This is a question I'm regularly asked. In fact, most of our patterns are made with a "curvy" shape. Why is this?
The Size Grid
A pattern is made for a size grid defined by the brand according to its target clientele (e.g. women/men, age, ethnic origin, etc.). To establish a size chart, all the data (e.g. waist circumference, bust length, hip circumference, inseam, etc.) is "sorted" and analysed using mathematical statistical formulae - yes, mathematics is always the answer!
As the size increases, so does the variability of the data - To sum up, and to give a brief example :
- for a size 36: 90% of a given population will have measurements that correspond to the size grid
- whereas for a size 48 only 50% of the population will be.
The larger the size, the more variation there will be between waist size, hip size and bust size, .... hence the difficulty of making a pattern in "large" sizes for ready-to-wear, and what about swimwear, garments with tension lines that are worn fitted.
Morphology
Morphology is different according to ethnic origin, for example. This is why clothes intended for the European market will, for the same size, be different from those intended for the African or American markets, etc.
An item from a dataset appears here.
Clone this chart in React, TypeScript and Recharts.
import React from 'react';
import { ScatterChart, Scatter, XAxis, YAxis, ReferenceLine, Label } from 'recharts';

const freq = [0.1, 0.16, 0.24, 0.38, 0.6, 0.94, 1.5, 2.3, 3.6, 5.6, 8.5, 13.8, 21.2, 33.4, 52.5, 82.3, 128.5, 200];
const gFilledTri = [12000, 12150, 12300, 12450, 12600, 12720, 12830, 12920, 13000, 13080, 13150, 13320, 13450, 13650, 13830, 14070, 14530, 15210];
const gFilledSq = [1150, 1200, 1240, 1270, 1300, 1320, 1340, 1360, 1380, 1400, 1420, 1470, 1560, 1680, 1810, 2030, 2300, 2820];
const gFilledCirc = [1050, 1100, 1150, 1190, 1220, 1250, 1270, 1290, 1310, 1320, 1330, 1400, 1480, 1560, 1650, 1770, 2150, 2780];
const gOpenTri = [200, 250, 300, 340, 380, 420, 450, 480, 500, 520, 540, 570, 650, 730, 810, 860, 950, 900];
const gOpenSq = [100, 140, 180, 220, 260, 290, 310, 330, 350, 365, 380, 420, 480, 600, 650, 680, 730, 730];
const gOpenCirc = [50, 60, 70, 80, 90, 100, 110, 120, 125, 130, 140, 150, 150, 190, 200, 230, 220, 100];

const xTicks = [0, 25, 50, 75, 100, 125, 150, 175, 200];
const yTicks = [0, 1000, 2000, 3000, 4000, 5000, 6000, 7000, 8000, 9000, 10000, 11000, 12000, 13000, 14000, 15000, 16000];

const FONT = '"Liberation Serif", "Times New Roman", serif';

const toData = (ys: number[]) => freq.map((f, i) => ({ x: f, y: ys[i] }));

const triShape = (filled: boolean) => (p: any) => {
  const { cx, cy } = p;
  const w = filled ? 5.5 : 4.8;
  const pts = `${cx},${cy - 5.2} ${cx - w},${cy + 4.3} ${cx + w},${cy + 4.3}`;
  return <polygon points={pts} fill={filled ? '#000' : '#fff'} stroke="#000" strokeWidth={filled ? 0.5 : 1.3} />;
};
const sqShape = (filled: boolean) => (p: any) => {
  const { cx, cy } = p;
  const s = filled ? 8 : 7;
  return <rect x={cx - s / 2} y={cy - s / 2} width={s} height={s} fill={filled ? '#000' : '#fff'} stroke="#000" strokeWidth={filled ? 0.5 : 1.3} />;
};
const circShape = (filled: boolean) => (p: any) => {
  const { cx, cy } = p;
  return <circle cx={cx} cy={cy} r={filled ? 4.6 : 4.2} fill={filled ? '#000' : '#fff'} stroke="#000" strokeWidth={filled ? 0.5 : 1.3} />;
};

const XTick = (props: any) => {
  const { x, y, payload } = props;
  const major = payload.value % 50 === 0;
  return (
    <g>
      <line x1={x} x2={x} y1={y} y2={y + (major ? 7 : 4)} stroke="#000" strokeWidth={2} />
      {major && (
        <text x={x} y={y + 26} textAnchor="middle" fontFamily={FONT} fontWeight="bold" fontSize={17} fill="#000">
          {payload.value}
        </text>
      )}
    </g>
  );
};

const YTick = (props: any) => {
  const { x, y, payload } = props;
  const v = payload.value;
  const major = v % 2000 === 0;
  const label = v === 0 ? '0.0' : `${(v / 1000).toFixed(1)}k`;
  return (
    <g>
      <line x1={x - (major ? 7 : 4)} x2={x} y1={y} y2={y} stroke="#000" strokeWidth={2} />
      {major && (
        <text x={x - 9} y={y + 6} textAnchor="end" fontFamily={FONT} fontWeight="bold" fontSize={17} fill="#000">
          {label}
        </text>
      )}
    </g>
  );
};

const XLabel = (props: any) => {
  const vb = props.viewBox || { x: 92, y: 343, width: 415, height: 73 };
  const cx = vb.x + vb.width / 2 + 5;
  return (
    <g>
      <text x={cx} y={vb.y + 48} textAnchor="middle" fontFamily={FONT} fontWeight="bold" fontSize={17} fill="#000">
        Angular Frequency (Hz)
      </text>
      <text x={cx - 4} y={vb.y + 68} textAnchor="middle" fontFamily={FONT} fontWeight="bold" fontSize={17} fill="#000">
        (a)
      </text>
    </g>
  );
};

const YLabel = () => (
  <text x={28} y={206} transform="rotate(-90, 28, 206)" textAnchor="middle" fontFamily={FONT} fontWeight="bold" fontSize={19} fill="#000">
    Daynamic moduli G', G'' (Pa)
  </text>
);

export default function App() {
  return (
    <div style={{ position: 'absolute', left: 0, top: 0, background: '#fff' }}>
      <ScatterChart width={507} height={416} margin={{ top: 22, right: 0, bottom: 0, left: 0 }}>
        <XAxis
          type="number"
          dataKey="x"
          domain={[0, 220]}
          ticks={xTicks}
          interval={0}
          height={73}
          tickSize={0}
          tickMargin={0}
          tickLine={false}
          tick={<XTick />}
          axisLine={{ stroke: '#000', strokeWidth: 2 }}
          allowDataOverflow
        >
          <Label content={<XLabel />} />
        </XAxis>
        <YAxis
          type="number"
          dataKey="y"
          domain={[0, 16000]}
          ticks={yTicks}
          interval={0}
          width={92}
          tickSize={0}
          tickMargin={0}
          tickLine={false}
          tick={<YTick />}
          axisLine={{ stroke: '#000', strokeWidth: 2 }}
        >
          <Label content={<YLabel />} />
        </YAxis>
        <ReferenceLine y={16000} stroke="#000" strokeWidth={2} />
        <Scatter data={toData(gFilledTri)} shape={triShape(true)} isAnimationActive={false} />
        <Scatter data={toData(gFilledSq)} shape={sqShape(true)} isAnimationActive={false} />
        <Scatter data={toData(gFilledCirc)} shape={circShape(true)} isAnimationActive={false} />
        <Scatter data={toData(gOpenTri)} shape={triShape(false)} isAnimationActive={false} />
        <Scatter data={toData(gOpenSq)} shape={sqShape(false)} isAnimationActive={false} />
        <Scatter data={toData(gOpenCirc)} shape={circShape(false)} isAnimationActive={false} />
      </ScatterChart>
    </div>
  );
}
And where does Curvy fit in?
Curvy means curved
Curvy doesn't mean "fat", curvy means being a woman with curves.
To be able to adapt to different shapes, it's essential to create a pattern with a centre back seam; this will allow the waist darts, back darts, front darts, etc. to be integrated into the design of the swimming costume or garment for a snug, comfortable fit. This is essential as you go up a size!
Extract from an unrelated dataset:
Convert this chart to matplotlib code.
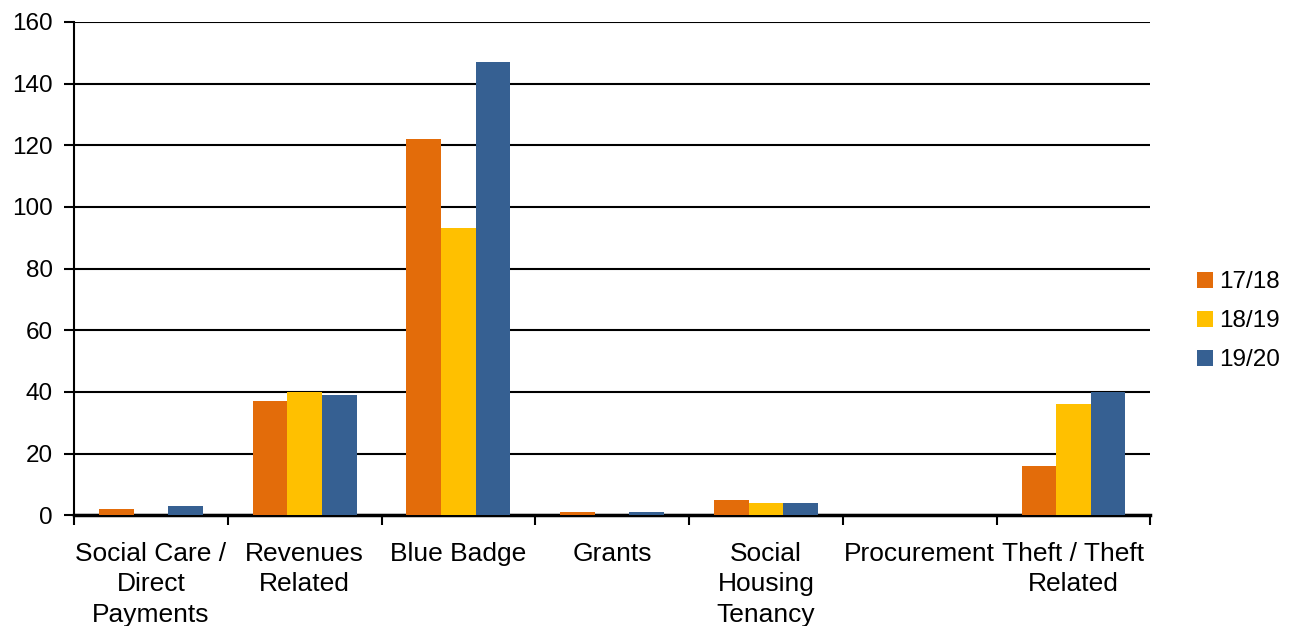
import numpy as np
import matplotlib.pyplot as plt

plt.rcParams['font.family'] = ['Liberation Sans', 'DejaVu Sans']

categorias = ['Social Care /\nDirect\nPayments', 'Revenues\nRelated', 'Blue Badge',
              'Grants', 'Social\nHousing\nTenancy', 'Procurement', 'Theft / Theft\nRelated']
anos = ['17/18', '18/19', '19/20']
v_1718 = [2, 37, 122, 1, 5, 0, 16]
v_1819 = [0, 40, 93, 0, 4, 0, 36]
v_1920 = [3, 39, 147, 1, 4, 0, 40]
cores = ['#E36C0A', '#FFC000', '#366092']

fig = plt.figure(figsize=(12.97, 6.26), dpi=100)
ax = fig.add_axes([0.057, 0.177, 0.83, 0.788])

x = np.arange(len(categorias))
largura = 0.225
for i, (serie, cor, nome) in enumerate(zip([v_1718, v_1819, v_1920], cores, anos)):
    ax.bar(x + (i - 1) * largura, serie, largura, color=cor, label=nome, zorder=3)

ax.set_xlim(-0.5, len(categorias) - 0.5)
ax.set_ylim(0, 160)
ax.set_yticks(range(0, 161, 20))
ax.grid(axis='y', color='black', linewidth=1.5, zorder=0)
ax.set_axisbelow(True)

ax.set_xticks(x)
ax.set_xticklabels(categorias, fontsize=19, linespacing=1.36, va='top')
ax.set_xticks(np.arange(-0.5, len(categorias), 1), minor=True)
ax.tick_params(axis='x', which='major', length=0, pad=19)
ax.tick_params(axis='x', which='minor', length=7, width=1.5, direction='out')
ax.tick_params(axis='y', labelsize=17.5, length=7, width=1.5, pad=8)

for lado in ['top', 'right']:
    ax.spines[lado].set_visible(False)
ax.spines['left'].set_linewidth(1.5)
ax.spines['bottom'].set_linewidth(2.5)

ax.legend(loc='center left', bbox_to_anchor=(1.023, 0.393), frameon=False,
          fontsize=17.5, handlelength=0.65, handleheight=0.65, handletextpad=0.25,
          labelspacing=0.7)

fig.savefig('out.png', dpi=100)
There are of course different degrees of curvature, but that's another story. In this case, you'll need to go through a pattern-making stage to create a made-to-measure pattern!
As our patterns are generally designed for "large" sizes and "large" cups, we have incorporated the "curvy" shape into their design.
Our patterns have a low to medium degree of curvature to suit as many people as possible.
However, with a few notions of pattern making, the patterns can be easily adapted by the very nature of their design.